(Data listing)
************

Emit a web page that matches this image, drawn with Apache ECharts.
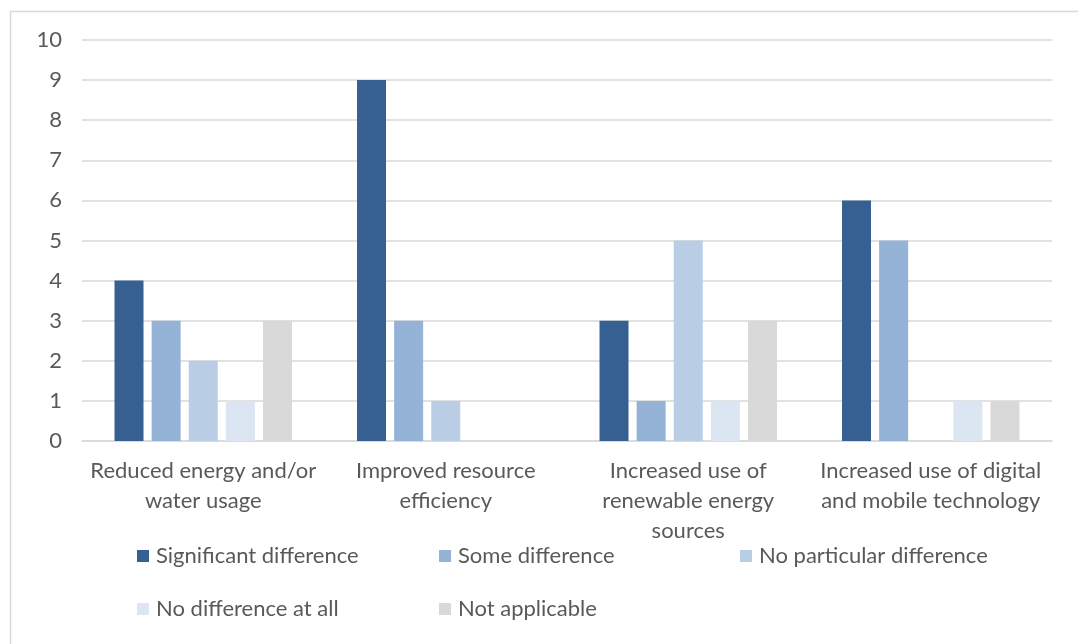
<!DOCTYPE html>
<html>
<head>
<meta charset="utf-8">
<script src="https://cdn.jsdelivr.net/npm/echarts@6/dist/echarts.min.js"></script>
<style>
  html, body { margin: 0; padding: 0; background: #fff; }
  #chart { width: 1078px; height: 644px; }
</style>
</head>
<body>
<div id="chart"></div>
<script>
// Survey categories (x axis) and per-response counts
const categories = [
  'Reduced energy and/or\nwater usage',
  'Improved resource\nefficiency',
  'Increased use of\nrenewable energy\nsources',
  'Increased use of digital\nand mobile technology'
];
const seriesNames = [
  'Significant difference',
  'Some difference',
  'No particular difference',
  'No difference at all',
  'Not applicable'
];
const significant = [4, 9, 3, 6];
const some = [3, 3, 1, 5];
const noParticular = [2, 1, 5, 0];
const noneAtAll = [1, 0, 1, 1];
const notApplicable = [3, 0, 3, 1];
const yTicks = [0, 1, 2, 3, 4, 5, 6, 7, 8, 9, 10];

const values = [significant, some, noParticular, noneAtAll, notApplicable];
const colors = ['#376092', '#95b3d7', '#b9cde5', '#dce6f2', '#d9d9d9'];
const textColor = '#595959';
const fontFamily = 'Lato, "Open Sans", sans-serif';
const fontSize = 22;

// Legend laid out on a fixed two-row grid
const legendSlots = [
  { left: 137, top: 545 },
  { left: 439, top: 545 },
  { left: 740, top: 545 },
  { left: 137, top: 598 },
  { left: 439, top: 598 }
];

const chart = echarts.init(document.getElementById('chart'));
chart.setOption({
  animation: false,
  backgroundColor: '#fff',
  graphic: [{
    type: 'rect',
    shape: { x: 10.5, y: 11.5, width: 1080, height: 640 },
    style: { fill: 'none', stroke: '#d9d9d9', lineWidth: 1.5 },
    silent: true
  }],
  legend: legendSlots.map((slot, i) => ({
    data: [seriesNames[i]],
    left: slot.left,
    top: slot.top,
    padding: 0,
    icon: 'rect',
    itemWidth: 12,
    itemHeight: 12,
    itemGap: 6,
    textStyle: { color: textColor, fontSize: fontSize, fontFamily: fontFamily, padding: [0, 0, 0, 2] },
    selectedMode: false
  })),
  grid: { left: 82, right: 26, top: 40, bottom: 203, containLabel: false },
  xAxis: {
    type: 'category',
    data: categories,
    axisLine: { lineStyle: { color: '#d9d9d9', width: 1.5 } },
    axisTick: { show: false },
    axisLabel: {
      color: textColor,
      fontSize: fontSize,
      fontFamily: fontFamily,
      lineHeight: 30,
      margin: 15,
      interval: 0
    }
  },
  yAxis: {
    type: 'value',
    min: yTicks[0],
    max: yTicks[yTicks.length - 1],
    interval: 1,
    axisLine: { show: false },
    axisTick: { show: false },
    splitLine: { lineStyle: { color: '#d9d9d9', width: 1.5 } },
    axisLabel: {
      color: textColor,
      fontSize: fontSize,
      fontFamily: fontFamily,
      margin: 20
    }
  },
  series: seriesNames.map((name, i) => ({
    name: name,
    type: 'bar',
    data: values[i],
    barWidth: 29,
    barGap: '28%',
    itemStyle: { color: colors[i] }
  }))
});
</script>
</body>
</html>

************

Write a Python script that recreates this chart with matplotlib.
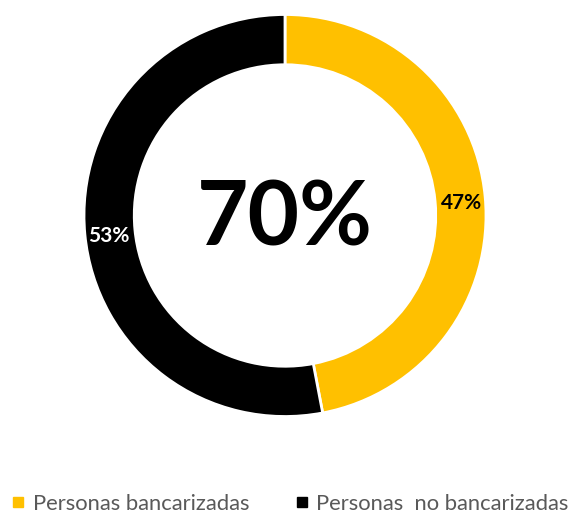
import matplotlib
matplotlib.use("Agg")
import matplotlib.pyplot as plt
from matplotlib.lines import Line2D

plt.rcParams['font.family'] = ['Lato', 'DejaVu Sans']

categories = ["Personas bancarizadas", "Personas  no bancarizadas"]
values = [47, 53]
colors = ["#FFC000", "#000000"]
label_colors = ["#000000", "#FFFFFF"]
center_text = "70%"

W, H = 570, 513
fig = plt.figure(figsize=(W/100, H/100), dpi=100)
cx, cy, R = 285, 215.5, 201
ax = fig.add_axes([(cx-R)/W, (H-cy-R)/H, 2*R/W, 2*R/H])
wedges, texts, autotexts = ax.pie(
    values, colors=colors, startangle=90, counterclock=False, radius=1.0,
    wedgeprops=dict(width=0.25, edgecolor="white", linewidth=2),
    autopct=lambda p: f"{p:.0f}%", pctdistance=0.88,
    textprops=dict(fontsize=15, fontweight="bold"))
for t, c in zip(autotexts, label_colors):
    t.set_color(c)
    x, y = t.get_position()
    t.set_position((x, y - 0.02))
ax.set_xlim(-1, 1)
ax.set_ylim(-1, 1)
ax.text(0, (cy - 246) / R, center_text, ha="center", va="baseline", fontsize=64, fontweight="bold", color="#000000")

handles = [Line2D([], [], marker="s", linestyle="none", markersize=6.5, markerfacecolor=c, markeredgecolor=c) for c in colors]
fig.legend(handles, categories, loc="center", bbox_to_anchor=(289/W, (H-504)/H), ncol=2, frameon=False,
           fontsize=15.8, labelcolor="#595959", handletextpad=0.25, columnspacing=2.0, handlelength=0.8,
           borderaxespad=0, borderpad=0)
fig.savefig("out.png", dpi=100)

************

**WHAT IS REQUIRED**
Starting at the line containing "Emit a web page" and stopping after the line containing "const fontSize = 22;", give the lines again exactly and leave out every image.

**RIGHT ANSWER**
Emit a web page that matches this image, drawn with Apache ECharts.
<!DOCTYPE html>
<html>
<head>
<meta charset="utf-8">
<script src="https://cdn.jsdelivr.net/npm/echarts@6/dist/echarts.min.js"></script>
<style>
  html, body { margin: 0; padding: 0; background: #fff; }
  #chart { width: 1078px; height: 644px; }
</style>
</head>
<body>
<div id="chart"></div>
<script>
// Survey categories (x axis) and per-response counts
const categories = [
  'Reduced energy and/or\nwater usage',
  'Improved resource\nefficiency',
  'Increased use of\nrenewable energy\nsources',
  'Increased use of digital\nand mobile technology'
];
const seriesNames = [
  'Significant difference',
  'Some difference',
  'No particular difference',
  'No difference at all',
  'Not applicable'
];
const significant = [4, 9, 3, 6];
const some = [3, 3, 1, 5];
const noParticular = [2, 1, 5, 0];
const noneAtAll = [1, 0, 1, 1];
const notApplicable = [3, 0, 3, 1];
const yTicks = [0, 1, 2, 3, 4, 5, 6, 7, 8, 9, 10];

const values = [significant, some, noParticular, noneAtAll, notApplicable];
const colors = ['#376092', '#95b3d7', '#b9cde5', '#dce6f2', '#d9d9d9'];
const textColor = '#595959';
const fontFamily = 'Lato, "Open Sans", sans-serif';
const fontSize = 22;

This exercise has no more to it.